Committee of the Whole

Herein is a short explanation of the very strange thing they do in the House of Representatives when they vote  whether to pass a law.

Nowhere in the Constitution does it say anything about majorities. It says in every session the members of the House of Representatives and Senate shall choose their leadership.

Contrary to those like Judge Neal Gorsuch, who espouses belief in understanding and being able to divine “the original intent” of the drafters of the Constitution, the well and long established historic truth is they never imagined, envisioned, wanted or made room in that document for a two-party system.

Even though they were divided crosswise — slave states and free states, small states and large states — in drafting the document, the 39 men who signed the Constitution never contemplated that the national government would quickly descend into partisanship, much less the kind of partisan warfare that afflicts the government and the nation today.

They did not see a two-party system coming. George Washington hated it when it happened and it happened in his very first term as the nation’s very first president. That’s the story, you know, about Alexander Hamilton on the one side and Thomas Jefferson and James Madison on the other. It’s a very pricey ticket on Broadway; it’s led to a ticket no one can get punched in Washington.

In the fractious two-party system into which our constitutional government quickly evolved, the House and Senate meet a constitutional obligation to choose the leadership of each house after every election.
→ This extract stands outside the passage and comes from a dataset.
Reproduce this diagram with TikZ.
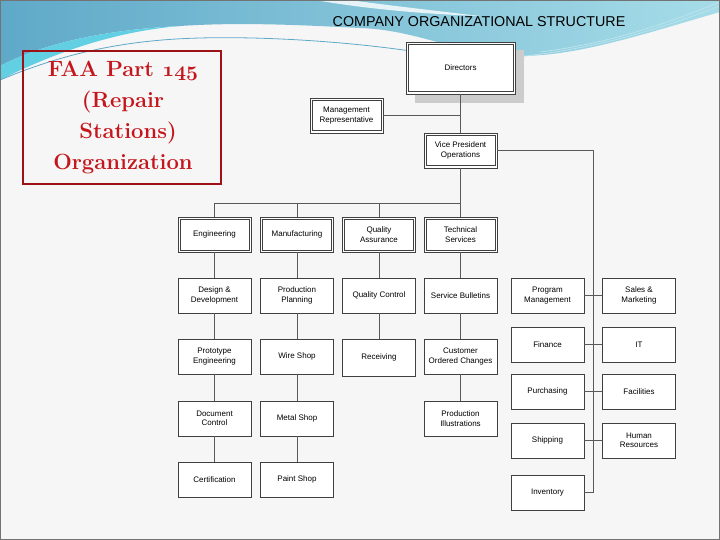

The new, incoming House and Senate majorities and minorities meet soon after the election, even before taking office, for each party to choose its leaders in each house; and then meet on the first day of the new session to elect the presiding officers of the chambers – the speaker in the House, the majority leader in the Senate.

Of course the party with the most votes in each house, the majority, carries the day and elects their choices for speaker and majority leader. Sometimes, like now, one party controls both chambers. Sometimes there is a split.

But from those two choices flow all the rest as to control of committees, designation of committee chairmen, control of the, rules, the process, the chamber itself and of course all legislation.

It takes a majority of the House, 218 of its 435 members, to elect a speaker. But it does not necessarily take 218 votes to pass a bill in the House.

This could become exceedingly important as the Congress hurtles form one disaster to the next in the coming months, not unlike the one witnessed on the dreadful health care legislation.

You might have noticed that the media kept reporting it would take 216 votes to pass that terrible health care bill. Why is the number 216 when there are 435 seats in the House and the majority needed to elect the speaker to control the chamber is 218?

Because when the House takes up a bill for a final vote it first votes to make itself into “a committee of the whole”, in other words it becomes not the House of Representatives but a committee of the House of Representatives.

Then because all that is required to move a bill out of committee is a simple majority, by acting as a committee of the House rather than as the House of Representatives, it requires only a majority of the then sitting membership to pass something, anything.

Otherwise it becomes more difficult to get to a majority when there are vacancies in House seats and for one reason or another — deaths, resignations — there are almost always vacancies. What gives the House the authority to do this? The Constitution. It leaves it to the House and Senate to devise their own rules.

There are presently five vacancies in the House, four because President Trump appointed four former members elected last Nov. 8 to this House to his administration. The fifth  seat  belonged to a Democrat, Xavier Becerra, who resigned to become attorney general of California after Sen. Kamala Harris, the former holder of that office, left that post to take the U.S. Senate seat she won last November.

Would  those four departed House Republicans  have made a difference on the health bill? No. The bill still would not have had the votes and none from those four, one of whom, for example, is Mike Mulvaney, who left the House to become Director of the Office of Management and Budget. Yes, the same guy who came up with eliminating Meals on Wheels. Not like Mr. Mulvaney would vote to spend a dime on someone’s health care, except his own and that of his family.

So, instead of 435 sitting members there were 430 actual members of the House when the health bill pended a vote. With the House having put itself into “committee of the whole” mode, a House majority to pass a bill is, for now, 216 votes as it would have been had the House voted on the Trump/Ryancare legislation.

So keep an eye on how many vacancies there are in the House from time to time because that will tell you how many votes it will take for whatever legislation is attempted during this session of Congress in the first two years of the Trump presidency — in the exceedingly unlikely event this congress can pass any consequential legislation.